Series Context and the Big Idea
Pastor Bill situates the sermon in the 'I Me Mine' series on Matthew 6, stating the big idea plainly: fasting is about presence, not pressure — it is not spiritual performance but honest engagement with God.
Reading the Text
Matthew 6:16-18 is read aloud, contrasting the hypocrites who make fasting a public display with the disciple who fasts in secret before a Father who rewards in kind.
Point 1 — Fasting Is Expected but Misunderstood
Jesus assumes His followers will fast; the problem is we turn it into self-improvement or performance. True fasting invites God to transform us, and it exposes how much we let feelings define rather than merely describe us.
Point 2 — Fasting Is Prayer with Your Whole Body
Anointing the head and washing the face is about keeping the heart pure, not hygiene. Setting aside a good thing for a time is a full-bodied act of sacrifice that creates honesty before God.

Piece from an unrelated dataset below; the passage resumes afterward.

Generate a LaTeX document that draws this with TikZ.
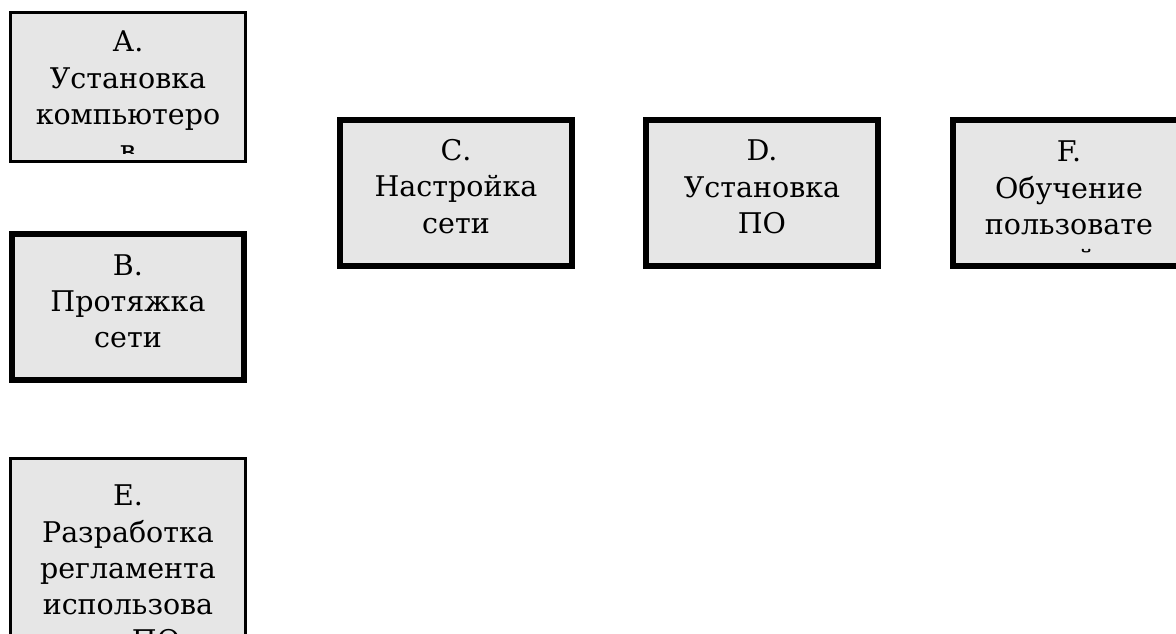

Point 3 — Fasting Exposes Coping Mechanisms and Comfort Idols
Any good thing placed in God's position becomes a bad thing. Fasting reveals what we are truly relying on — including tithing as a form of fasting from materialism — and shows the gap between believing in Jesus and believing Jesus.
Point 4 — Fasting Exchanges Self-Reliance for God-Reliance
Using a baseball balance-drill illustration, Pastor Bill shows that fasting is like stopping mid-windup to expose imbalance. The reward of fasting is God's presence, which transforms us internally even when circumstances don't change.
Practical Steps — How to Fast
Pastor Bill offers a practical three-step framework: identify your comfort idol (what you reach for first under stress), replace that time with communion with God, and expect resistance from yourself.
Illustration — Shackleton's Endurance Expedition
The story of Ernest Shackleton's Antarctic expedition — in which every man survived against impossible odds because Shackleton was ruthless about abandoning everything that would weigh them down — becomes a vivid picture of what it means to trust Jesus completely.
Call to Belief and Closing Prayer
Pastor Bill calls the congregation to move from believing in Jesus to believing Jesus, to be ruthless with what weighs them down, and to pursue God's presence rather than their own plan.
Memorable moments
fasting is about presence not pressure
feelings describe how you are. They don't define who we are
it shows us that we may believe in Jesus, but we aren't believing Jesus. And those are two different things
we have got to be ruthless with everything that weighs us down. Ruthless, if it weighs us down, we won't make it. And if we put it aside, we're all gonna live through this
Your plan, your Antarctica, your plan to cross this kinda might not ever happen. That's the thing about the presence of God. And I, me, mind faith says, I am only content if God gives me my plan
Jesus says, Come with me if you want to live
Application
Pastor Bill frames the takeaway as both an honest diagnosis and an active next step. First, get alone and ask yourself: what is the thing I reach for first when I am stressed, lonely, bored, or insecure? Whatever that thing is — social media, food, busyness, shopping, exercise, even productivity — if it is consistently the first place you run instead of God, that is your fast. Choose a time period, set it aside, and every time the urge hits, go to God instead — pray, read, sit in His presence. Don't just subtract; substitute. Expect the resistance to come mostly from within, because what you find at the end of that book is yourself. The goal is not self-improvement; it is surrender — moving from believing in Jesus to actually believing Jesus, so that His presence can do what no amount of spiritual performance ever could: change you from the inside out.